Sunday, April 02, 2006 > it suddenly dawned on me...
that i am flawed.
no, i know from the start that i am flawed, but not this FLAWED.
Humans are never perfect, but we sought perfection.
that is 1 of our duty in living.
to live in a building-perfection world.
it's because we dun have, that's why we wished and hoped for it.
yet, we can never accomplished it.
1 moment, we find the cure of a disease, the next second another deadly virus runs rampaging around.
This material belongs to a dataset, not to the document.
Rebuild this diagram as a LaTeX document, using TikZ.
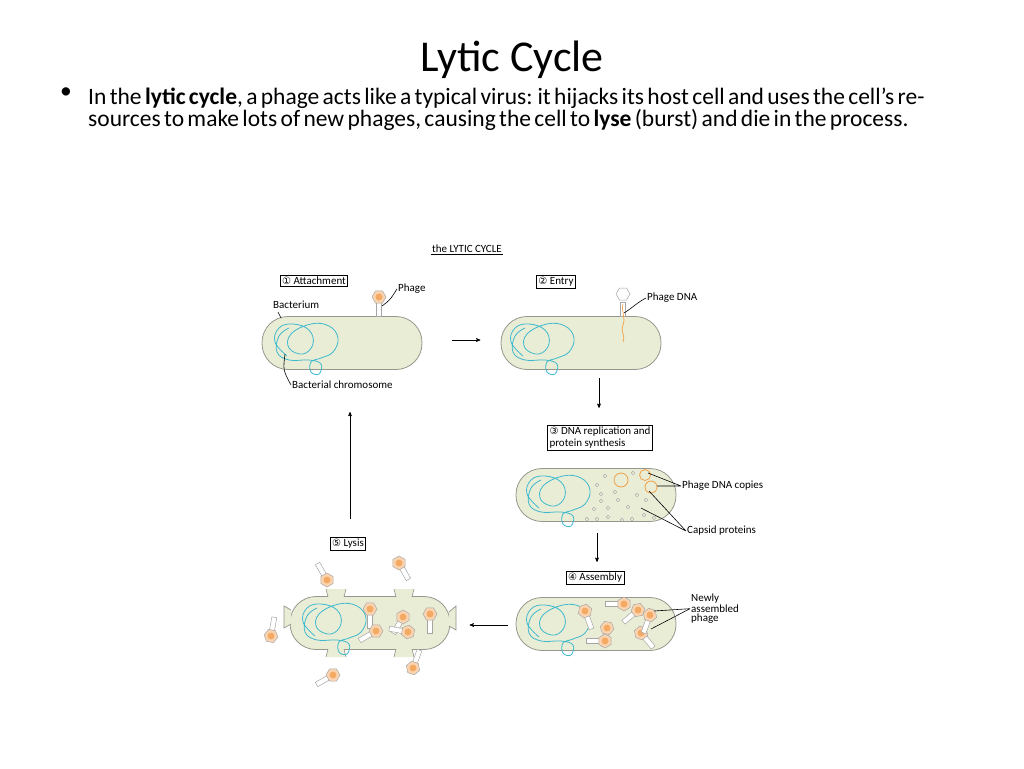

when can we ever reach the ultimate peace?
never
i suppose
i am flawed, in a very bad way
in a way that i can never be saved
i cannot interact with people i have lost touch with
there's no connection anywhere
even now, i couldnt find a connection with ppl already around me
i am a failure
in living
as human
the sad truth
is always depressing and upset
and through this,
i can have my way of consoling myself
the pathetic me
i dun need anyone to console me
because if they did
they will only hurt my pride
my ego
is the thing that keeps me drived
i am dependent on it
without it
i am as good as dead
dun
dun...
dun ever hurt my pride
Humiliation is something that i learned my lessons from
but i hate that feeling
i like to run away
and never face the problem
it's the only way i can live
I am FLAWED
and leave me alone
in my imperfect world
a world where i sought my ego and self-assurance.